Note: This analysis was performed on a rib section, not the top plate. Siegmund subsequently contacted me and told me they use different material on the ribs, but has not publicly clarified this! Since this is the case, their marketing – at a minimum – is deeply misleading. So we are compounding deeply misleading claims and perpetrating a fraud on buyers.

The Cost-of-Ownership Calculation
Plasma nitriding is not free. The treatment adds cost to the manufacturing process, and it adds a finite service life expectation to the table surface. When that surface is breached, and on a working fabrication table, it will be breached, the options are: live with the rust, strip and re-treat (expensive and requires disassembly), or replace the table.
If a buyer were truly looking for a surface free from corrosion, they should purchase a stainless steel table like the ones we manufacture. A stainless steel table has no consumable surface layer. It has no re-treatment requirement. It has no breach point. Its corrosion resistance does not degrade over time. Its hardness does not change. Its structural properties do not change. It simply exists as the same material from day one to day 5,000.
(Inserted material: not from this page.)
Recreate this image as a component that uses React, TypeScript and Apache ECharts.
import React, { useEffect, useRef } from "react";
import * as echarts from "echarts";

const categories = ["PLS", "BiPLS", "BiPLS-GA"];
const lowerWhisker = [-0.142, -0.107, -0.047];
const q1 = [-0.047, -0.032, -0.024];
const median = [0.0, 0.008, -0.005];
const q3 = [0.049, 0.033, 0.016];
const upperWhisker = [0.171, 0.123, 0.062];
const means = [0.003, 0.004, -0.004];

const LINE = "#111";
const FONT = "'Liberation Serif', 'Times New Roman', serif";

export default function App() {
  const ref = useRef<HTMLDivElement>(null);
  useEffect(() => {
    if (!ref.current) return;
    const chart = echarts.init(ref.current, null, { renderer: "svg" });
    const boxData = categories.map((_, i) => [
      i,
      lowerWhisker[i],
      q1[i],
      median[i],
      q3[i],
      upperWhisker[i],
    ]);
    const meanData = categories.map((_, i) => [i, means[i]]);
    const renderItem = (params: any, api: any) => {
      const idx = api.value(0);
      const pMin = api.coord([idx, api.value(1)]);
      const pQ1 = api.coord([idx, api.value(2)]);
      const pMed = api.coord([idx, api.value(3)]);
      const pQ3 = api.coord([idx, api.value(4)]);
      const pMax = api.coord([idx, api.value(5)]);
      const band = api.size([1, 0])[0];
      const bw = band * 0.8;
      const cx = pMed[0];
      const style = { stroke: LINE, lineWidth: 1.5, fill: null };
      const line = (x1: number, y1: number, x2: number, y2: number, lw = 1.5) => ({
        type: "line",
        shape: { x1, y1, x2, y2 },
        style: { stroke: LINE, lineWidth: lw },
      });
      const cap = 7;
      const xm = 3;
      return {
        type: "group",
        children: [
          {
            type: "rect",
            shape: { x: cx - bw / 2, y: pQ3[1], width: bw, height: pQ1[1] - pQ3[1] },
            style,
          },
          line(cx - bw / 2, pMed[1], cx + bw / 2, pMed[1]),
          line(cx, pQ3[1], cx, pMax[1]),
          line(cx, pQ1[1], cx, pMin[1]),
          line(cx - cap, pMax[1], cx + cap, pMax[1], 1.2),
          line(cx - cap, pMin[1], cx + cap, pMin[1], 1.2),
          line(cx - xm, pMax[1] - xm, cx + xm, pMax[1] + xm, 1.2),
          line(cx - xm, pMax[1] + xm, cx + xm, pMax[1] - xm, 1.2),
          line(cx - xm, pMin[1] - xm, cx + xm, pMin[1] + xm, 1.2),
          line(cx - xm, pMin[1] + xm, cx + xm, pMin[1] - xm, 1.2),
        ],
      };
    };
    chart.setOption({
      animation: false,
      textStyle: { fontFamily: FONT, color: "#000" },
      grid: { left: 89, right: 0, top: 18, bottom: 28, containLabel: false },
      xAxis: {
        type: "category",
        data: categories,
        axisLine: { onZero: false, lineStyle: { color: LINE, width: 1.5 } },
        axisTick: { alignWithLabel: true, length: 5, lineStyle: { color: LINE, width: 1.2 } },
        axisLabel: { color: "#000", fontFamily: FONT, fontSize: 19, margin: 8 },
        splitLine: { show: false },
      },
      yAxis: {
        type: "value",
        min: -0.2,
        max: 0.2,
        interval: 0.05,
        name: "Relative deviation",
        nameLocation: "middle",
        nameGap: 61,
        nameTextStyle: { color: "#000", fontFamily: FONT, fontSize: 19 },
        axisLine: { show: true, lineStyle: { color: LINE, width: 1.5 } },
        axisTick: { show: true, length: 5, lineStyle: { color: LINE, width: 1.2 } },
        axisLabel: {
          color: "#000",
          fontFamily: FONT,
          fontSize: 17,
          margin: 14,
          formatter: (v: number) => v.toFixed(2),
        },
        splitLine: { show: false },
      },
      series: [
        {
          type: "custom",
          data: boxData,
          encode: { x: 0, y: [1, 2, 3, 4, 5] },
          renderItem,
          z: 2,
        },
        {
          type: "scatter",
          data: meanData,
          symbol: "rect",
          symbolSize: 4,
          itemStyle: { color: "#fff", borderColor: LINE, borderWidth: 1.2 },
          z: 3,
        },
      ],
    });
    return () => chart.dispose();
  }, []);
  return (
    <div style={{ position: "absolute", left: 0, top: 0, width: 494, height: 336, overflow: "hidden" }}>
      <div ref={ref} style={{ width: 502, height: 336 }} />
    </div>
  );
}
The total cost of ownership calculation for a plasma-nitrided carbon steel table versus a stainless steel table of equivalent geometry favors the stainless steel table at any service life beyond the first breach event. For a table that will see daily use in a fabrication shop, that breach event is measured in months, not years.
Summary: What’s True, What’s Exaggerated, and What’s False
| Claim | Verdict | Reality |
|---|---|---|
| Plasma nitriding reduces spatter adhesion | True | Surface energy reduction is real and well-documented |
| Plasma nitriding increases surface hardness | True | 450-750+ HV surface hardness is achievable |
| “Rust-Proof” | False | 10-20 micron barrier on a fully ferrous substrate. Breach = rust |
| “Deep Scratch-Proof” | Exaggerated | Resists light abrasive contact. Does not prevent denting from impact loading |
| “Makes the table much, much stronger” | False | Surface treatment does not alter bulk tensile, yield, or impact properties |
| “Loadability increased 20-30%” | False | Physically impossible for a 0.02mm surface treatment to increase structural load capacity by 20-30% |
| “Maintains flatness” | False | Flatness is a bulk structural property. Surface treatment is irrelevant |
| “Suitable for stainless steel applications” | False | Iron nitride surface still transfers iron contamination to workpieces |
Final Thought
Plasma nitriding is a legitimate and useful surface treatment technology. It has decades of successful application in automotive components, firearms, hydraulic cylinders, and precision tooling, applications where the surface is the primary point of interaction, the loads are well-characterized, and the failure modes are understood.
It is not a substitute for material selection. It is not a substitute for bulk mechanical properties. And it is not, under any physically coherent interpretation, “rust-proof.”
The welding table industry has built a marketing narrative around plasma nitriding that consistently overstates what the process can deliver and consistently understates the failure modes it cannot prevent. If you are evaluating a welding table purchase and “rust-proof” or “much, much stronger” is a factor in your decision, understand exactly what those claims mean at the material level before you write the check.